We need to reinvigorate the sense of social contract – that what happens to our neighbours, matters to us.
Over the last decade, benefit expenditure on Jobseekers Allowance, incapacity benefits and lone parents has fallen by around five billion in real terms. But this is not simply an economic argument. Progressive self interest is about making the wider connection between personal aspiration and the continuing right of the State to enable collective solutions that meet those aspirations. It is also about re-energising the consent for Labour’s values and policies.
But even those who are already won over on this argument need to be convinced that our way of doing things is the right way of doing things. To do this, we have to ensure efficient and effective service provision.

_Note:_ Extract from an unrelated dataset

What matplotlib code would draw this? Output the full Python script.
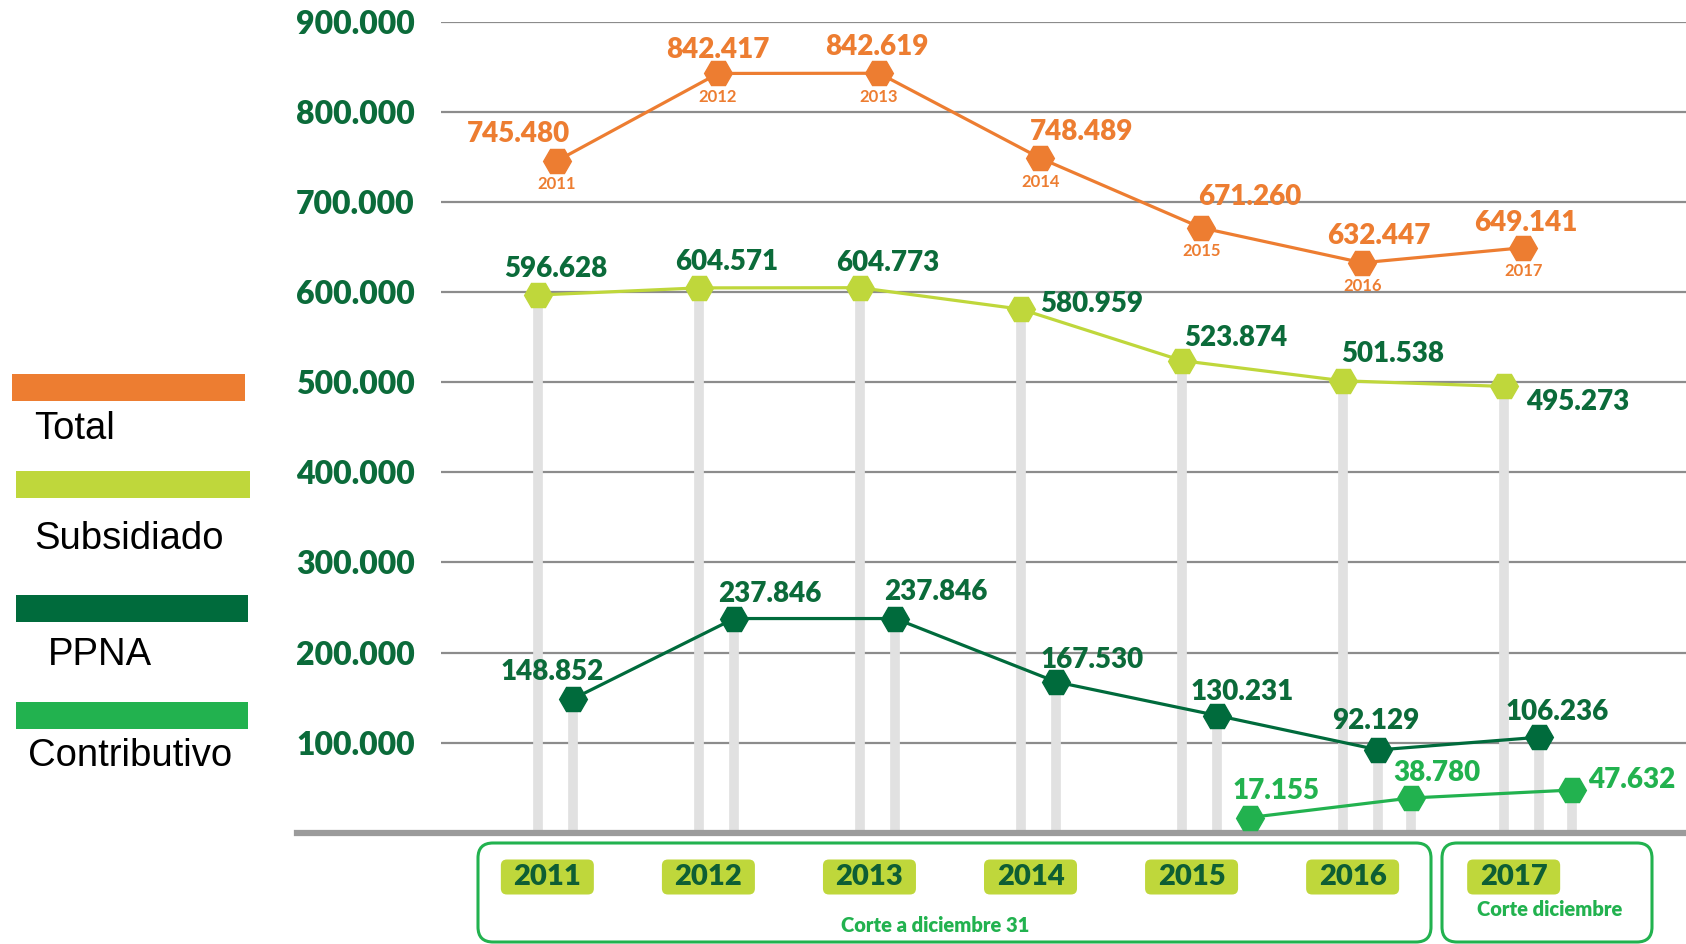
import matplotlib
matplotlib.use('Agg')
import matplotlib.pyplot as plt
from matplotlib.patches import Rectangle, FancyBboxPatch
import numpy as np

plt.rcParams['font.family'] = ['Lato', 'DejaVu Sans']

years = [2011, 2012, 2013, 2014, 2015, 2016, 2017]
total = [745480, 842417, 842619, 748489, 671260, 632447, 649141]
subsidiado = [596628, 604571, 604773, 580959, 523874, 501538, 495273]
ppna = [148852, 237846, 237846, 167530, 130231, 92129, 106236]
contrib_years = [2015, 2016, 2017]
contributivo = [17155, 38780, 47632]
yticks = [100000, 200000, 300000, 400000, 500000, 600000, 700000, 800000, 900000]
legend_names = ['Total', 'Subsidiado', 'PPNA', 'Contributivo']

ORANGE = '#ED7D31'
LIME = '#BFD73B'
DKGREEN = '#006B3C'
GREEN = '#22B24F'
TXTGREEN = '#0B6B3A'
STEM = '#e1e1e1'
W = 'heavy'

# label offsets (points) from each marker
off_total = [(-28, 19), (0, 17), (-2, 19), (30, 19), (35, 22), (12, 19), (2, 18)]
off_sub = [(13, 19), (20, 19), (20, 18), (51, 4), (39, 16), (36, 19), (53, -11)]
off_ppna = [(-15, 19), (26, 18), (29, 19), (26, 16), (18, 17), (-2, 21), (13, 18)]
off_con = [(19, 19), (19, 18), (43, 7)]


def fmt(v):
    return f'{v:,}'.replace(',', '.')


fig = plt.figure(figsize=(16.86, 9.44), dpi=100)
ax = fig.add_axes([0.2616, 0.1176, 0.7384, 0.8596])

x = np.arange(len(years))
xc = np.array([years.index(y) for y in contrib_years])
x_tot = x + 0.12
x_ppna = x + 0.22
x_con = xc + 0.42

ax.set_xlim(-0.60, 7.13)
ax.set_ylim(0, 900000)
ax.set_xticks([])
ax.set_yticks(yticks)
ax.set_yticklabels([fmt(t) for t in yticks])
ax.tick_params(axis='y', length=0, pad=19, labelsize=23, labelcolor=TXTGREEN)
for lab in ax.get_yticklabels():
    lab.set_fontweight(W)
for s in ax.spines.values():
    s.set_visible(False)
ax.grid(axis='y', color='#8c8c8c', lw=1.6)
ax.set_axisbelow(True)

ax.plot([-0.116, 1], [0, 0], transform=ax.transAxes, color='#9b9b9b', lw=4.5,
        clip_on=False, zorder=1.2)

ax.vlines(x, 0, subsidiado, color=STEM, lw=7, zorder=1.1)
ax.vlines(x_ppna, 0, ppna, color=STEM, lw=7, zorder=1.1)
ax.vlines(x_con, 0, contributivo, color=STEM, lw=7, zorder=1.1)

ax.plot(x_tot, total, color=ORANGE, lw=2.3, marker='H', ms=20, zorder=3, clip_on=False)
ax.plot(x, subsidiado, color=LIME, lw=2.3, marker='H', ms=20, zorder=3, clip_on=False)
ax.plot(x_ppna, ppna, color=DKGREEN, lw=2.3, marker='H', ms=20, zorder=3, clip_on=False)
ax.plot(x_con, contributivo, color=GREEN, lw=2.3, marker='H', ms=20, zorder=3, clip_on=False)

for xi, v, o, yr in zip(x_tot, total, off_total, years):
    ax.annotate(fmt(v), (xi, v), xytext=o, textcoords='offset points', ha='center',
                va='center', fontsize=20, fontweight=W, color=ORANGE)
    ax.annotate(str(yr), (xi, v), xytext=(0, -17), textcoords='offset points',
                ha='center', va='center', fontsize=12, fontweight='bold', color=ORANGE)
for xi, v, o in zip(x, subsidiado, off_sub):
    ax.annotate(fmt(v), (xi, v), xytext=o, textcoords='offset points', ha='center',
                va='center', fontsize=20, fontweight=W, color=TXTGREEN)
for xi, v, o in zip(x_ppna, ppna, off_ppna):
    ax.annotate(fmt(v), (xi, v), xytext=o, textcoords='offset points', ha='center',
                va='center', fontsize=20, fontweight=W, color=TXTGREEN)
for xi, v, o in zip(x_con, contributivo, off_con):
    ax.annotate(fmt(v), (xi, v), xytext=o, textcoords='offset points', ha='center',
                va='center', fontsize=20, fontweight=W, color=GREEN)

# year pills and boxes under the axis (figure inches)
inch = fig.dpi_scale_trans
for i, yr in enumerate(years):
    cx = ax.transData.transform((i + 0.06, 0))[0] / fig.dpi
    fig.add_artist(FancyBboxPatch((cx - 0.465, 0.495), 0.93, 0.35,
                                  boxstyle='round,pad=0,rounding_size=0.06',
                                  fc=LIME, ec='none', transform=inch))
    fig.text(cx, 0.67, str(yr), transform=inch, ha='center', va='center',
             fontsize=21, fontweight=W, color='#0E5E34')

fig.add_artist(FancyBboxPatch((4.78, 0.02), 9.53, 0.99,
                              boxstyle='round,pad=0,rounding_size=0.15',
                              fc='none', ec=GREEN, lw=2.2, transform=inch))
fig.add_artist(FancyBboxPatch((14.42, 0.02), 2.10, 0.99,
                              boxstyle='round,pad=0,rounding_size=0.15',
                              fc='none', ec=GREEN, lw=2.2, transform=inch))
fig.text(9.35, 0.19, 'Corte a diciembre 31', transform=inch, ha='center', va='center',
         fontsize=14.5, fontweight=W, color=GREEN)
fig.text(15.5, 0.34, 'Corte diciembre', transform=inch, ha='center', va='center',
         fontsize=14.5, fontweight=W, color=GREEN)

# legend on the left
leg_colors = [ORANGE, LIME, DKGREEN, GREEN]
leg_rects = [(0.12, 5.43, 2.33), (0.16, 4.46, 2.34), (0.16, 3.22, 2.32), (0.16, 2.15, 2.32)]
leg_text = [(0.34, 5.05), (0.34, 3.95), (0.48, 2.79), (0.28, 1.78)]
for name, c, r, t in zip(legend_names, leg_colors, leg_rects, leg_text):
    fig.add_artist(Rectangle((r[0], r[1]), r[2], 0.27, fc=c, ec='none', transform=inch))
    fig.text(t[0], t[1], name, transform=inch, ha='left', va='baseline',
             fontsize=27.5, color='black', family=['Liberation Sans', 'DejaVu Sans'])

fig.savefig('out.png', dpi=100, facecolor='white')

In this, we must be bold. If there are providers out there who can deliver a service better than the state, we should not shy away. Just because it is the Government’s role to ensure there is service provision for all; it does not necessarily follow that it is also Government’s role to deliver that service. Rather it is the Government’s responsibility to ensure that the provision that people have is the best service they can get.
I believe our success in tacking the challenges created by demographic change and globalisation rests not just on technological improvements or scientific advancement. It rests on people. Individuals, able to fulfil their potential – crucial for them, and critical for the country.

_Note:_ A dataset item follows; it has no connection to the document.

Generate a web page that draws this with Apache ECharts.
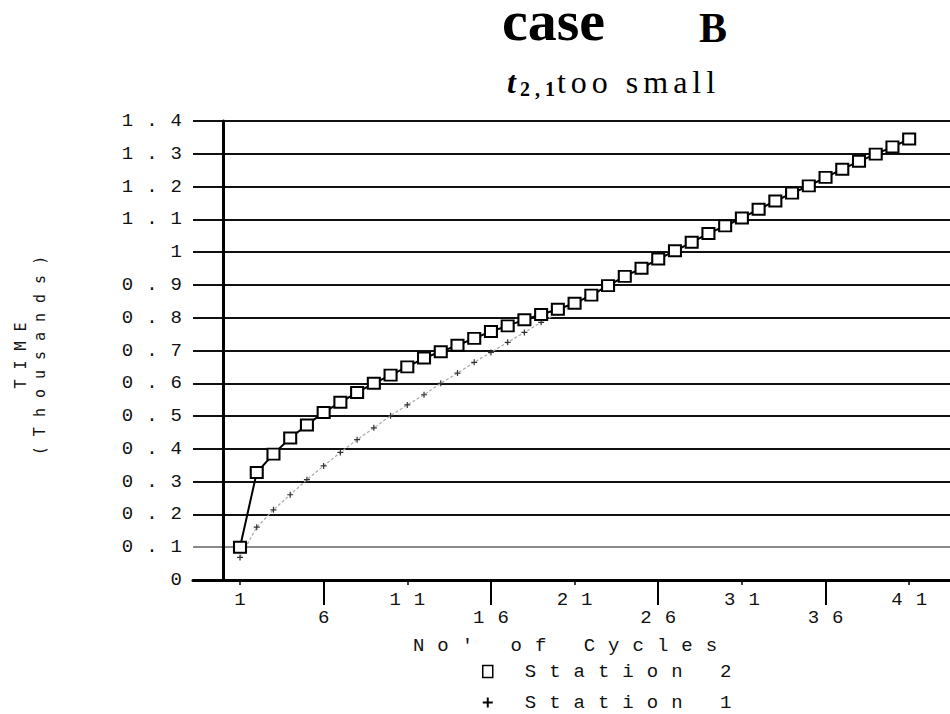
<!DOCTYPE html>
<html>
<head>
<meta charset="utf-8">
<title>case B</title>
<script src="https://cdn.jsdelivr.net/npm/echarts@6/dist/echarts.min.js"></script>
<style>
    html, body { margin: 0; padding: 0; background: #fff; }
    #chartContainer { width: 950px; height: 714px; }
    /* the old plot uses a very widely spaced typewriter face */
    #chartContainer text[style*="Liberation Mono"], #chartContainer text[font-family*="Liberation Mono"] { letter-spacing: 13px; }
    #chartContainer text[style*="DejaVu Sans Mono"], #chartContainer text[font-family*="DejaVu Sans Mono"] { letter-spacing: 10px; }
    #chartContainer text[style*="Times New Roman"], #chartContainer text[font-family*="Times New Roman"] { letter-spacing: 5px; }
</style>
</head>
<body>
<div id="chartContainer"></div>
<script>
'use strict';
// cycle number on x, time (thousands) on y
let cycles = [1, 2, 3, 4, 5, 6, 7, 8, 9, 10, 11, 12, 13, 14, 15, 16, 17, 18, 19, 20,
    21, 22, 23, 24, 25, 26, 27, 28, 29, 30, 31, 32, 33, 34, 35, 36, 37, 38, 39, 40, 41];
let station2 = [0.100, 0.328, 0.384, 0.433, 0.473, 0.511, 0.542, 0.572, 0.600, 0.625,
    0.650, 0.677, 0.696, 0.716, 0.737, 0.758, 0.775, 0.794, 0.810, 0.826,
    0.844, 0.869, 0.898, 0.926, 0.951, 0.979, 1.004, 1.030, 1.057, 1.080,
    1.104, 1.131, 1.156, 1.180, 1.202, 1.228, 1.253, 1.277, 1.299, 1.321, 1.345];
let station1 = [0.069, 0.161, 0.214, 0.260, 0.306, 0.348, 0.389, 0.428, 0.464, 0.501,
    0.534, 0.565, 0.600, 0.631, 0.664, 0.694, 0.725, 0.755, 0.786, 0.814,
    0.840, 0.866, 0.896, 0.924, 0.949, 0.977, 1.002, 1.028, 1.055, 1.078,
    1.102, 1.129, 1.154, 1.178, 1.200, 1.226, 1.251, 1.275, 1.297, 1.319, 1.343];
let xTicksUpper = [1, 11, 21, 31, 41];
let xTicksLower = [6, 16, 26, 36];
let yTickLabels = ['0', '0.1', '0.2', '0.3', '0.4', '0.5', '0.6', '0.7',
    '0.8', '0.9', '1', '1.1', '1.2', '1.3', '1.4'];

let initChart = (function() {
    let chartContainer = document.getElementById('chartContainer');
    let demoChart = echarts.init(chartContainer, null, { renderer: 'svg' });

    let mono = 'Liberation Mono';
    let serif = "'Times New Roman', 'Liberation Serif', serif";
    let plusPath = 'path://M4,0h2v4h4v2h-4v4h-2v-4h-4v-2h4z';
    let toPairs = function(ys) {
        return cycles.map(function(c, i) { return [c, ys[i]]; });
    };
    // every grid line black except the faint one at 0.1
    let gridColors = yTickLabels.map(function(t, i) { return i === 1 ? '#8a8a8a' : '#111'; });

    let option = {
        backgroundColor: '#fff',
        animation: false,
        title: [{
            text: '{c|case}{b|B}',
            left: 497,
            top: 3,
            textStyle: {
                rich: {
                    c: { fontFamily: 'Liberation Serif', fontWeight: 'bold', fontSize: 58, lineHeight: 25, color: '#000' },
                    b: { fontFamily: 'Liberation Serif', fontWeight: 'bold', fontSize: 42, lineHeight: 10,
                        color: '#000', padding: [15, 0, 0, 94] }
                }
            }
        }, {
            text: '{t|t}{s|2,1}{n|too small}',
            left: 502,
            top: 60,
            textStyle: {
                rich: {
                    t: { fontFamily: serif, fontStyle: 'italic', fontWeight: 'bold',
                        fontSize: 32, lineHeight: 34, color: '#000' },
                    s: { fontFamily: serif, fontWeight: 'bold', fontSize: 20, lineHeight: 20,
                        verticalAlign: 'bottom', color: '#000', padding: [0, 0, 0, 4] },
                    n: { fontFamily: serif, fontWeight: 'normal', fontSize: 32, lineHeight: 34,
                        color: '#000', padding: [0, 0, 0, 12] }
                }
            }
        }],
        legend: {
            orient: 'vertical',
            left: 482,
            top: 662,
            padding: 0,
            itemWidth: 10,
            itemHeight: 12,
            itemGap: 12,
            textStyle: { fontFamily: mono, fontSize: 19, color: '#111', padding: [0, 0, 0, 27] },
            data: [{
                name: 'Station 2',
                icon: 'rect',
                itemStyle: { color: '#fff', borderColor: '#000', borderWidth: 1.5 }
            }, {
                name: 'Station 1',
                icon: plusPath,
                itemStyle: { color: '#000', borderWidth: 0 }
            }]
        },
        grid: {
            left: 193,
            right: 0,
            top: 121,
            bottom: 134,
            outerBoundsMode: 'none'
        },
        xAxis: [{
            type: 'value',
            min: -1.81,
            max: 43.44,
            name: "No' of Cycles",
            nameLocation: 'middle',
            nameGap: 56,
            nameTextStyle: { fontFamily: mono, fontSize: 19, color: '#111' },
            axisLine: { show: true, onZero: false, lineStyle: { color: '#000', width: 3 } },
            axisTick: { show: true, customValues: xTicksUpper, length: 5, lineStyle: { color: '#000', width: 1.5 } },
            axisLabel: { customValues: xTicksUpper, margin: 10, padding: [0, 0, 0, 13],
                fontFamily: mono, fontSize: 19, color: '#111' },
            splitLine: { show: false }
        }, {
            type: 'value',
            position: 'bottom',
            min: -1.81,
            max: 43.44,
            axisLine: { show: false },
            axisTick: { show: true, customValues: xTicksLower, length: 25, lineStyle: { color: '#000', width: 2 } },
            axisLabel: { customValues: xTicksLower, margin: 28, padding: [0, 0, 0, 13],
                fontFamily: mono, fontSize: 19, color: '#111' },
            splitLine: { show: false }
        }],
        yAxis: {
            type: 'value',
            min: 0,
            max: 1.4,
            interval: 0.1,
            name: 'TIME\n(Thousands)',
            nameLocation: 'middle',
            nameGap: 144,
            nameTextStyle: { fontFamily: 'DejaVu Sans Mono', fontSize: 15, lineHeight: 19, color: '#111' },
            axisLine: { show: true, lineStyle: { color: '#000', width: 3 } },
            axisTick: { show: false },
            axisLabel: {
                margin: -2,
                fontFamily: mono,
                fontSize: 19,
                color: '#111',
                formatter: function(v) { return yTickLabels[Math.round(v * 10)]; }
            },
            splitLine: { show: true, lineStyle: { color: gridColors, width: 2 } }
        },
        series: [{
            name: 'Station 1',
            type: 'line',
            data: toPairs(station1),
            symbol: plusPath,
            symbolSize: 6,
            itemStyle: { color: '#333' },
            lineStyle: { color: '#a8a8a8', width: 1.2, type: [3, 2] },
            z: 2
        }, {
            name: 'Station 2',
            type: 'line',
            data: toPairs(station2),
            symbol: 'rect',
            symbolSize: [12, 11],
            itemStyle: { color: '#fff', borderColor: '#000', borderWidth: 2 },
            lineStyle: { color: '#000', width: 2 },
            z: 3
        }]
    };

    demoChart.setOption(option);
})();
</script>
</body>
</html>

It is only through developing a better relationship between citizen and the state that we can meet our goals. And improving that relationship means developing and enhancing that relationship on all sides – for customers, the state and taxpayers.
We sometimes talk about rights and responsibilities as if it is a balancing act which we need to perform in order to maintain an equilibrium.
But the ultimate responsibility of the state is to promote and protect its citizen’s rights. This includes the right to work.
The ultimate responsibility of the citizen is to utilise and capitalise on that right.
The contract is key. If we can get the balance right, if we can all honour the deal that we make, we will all reap the reward.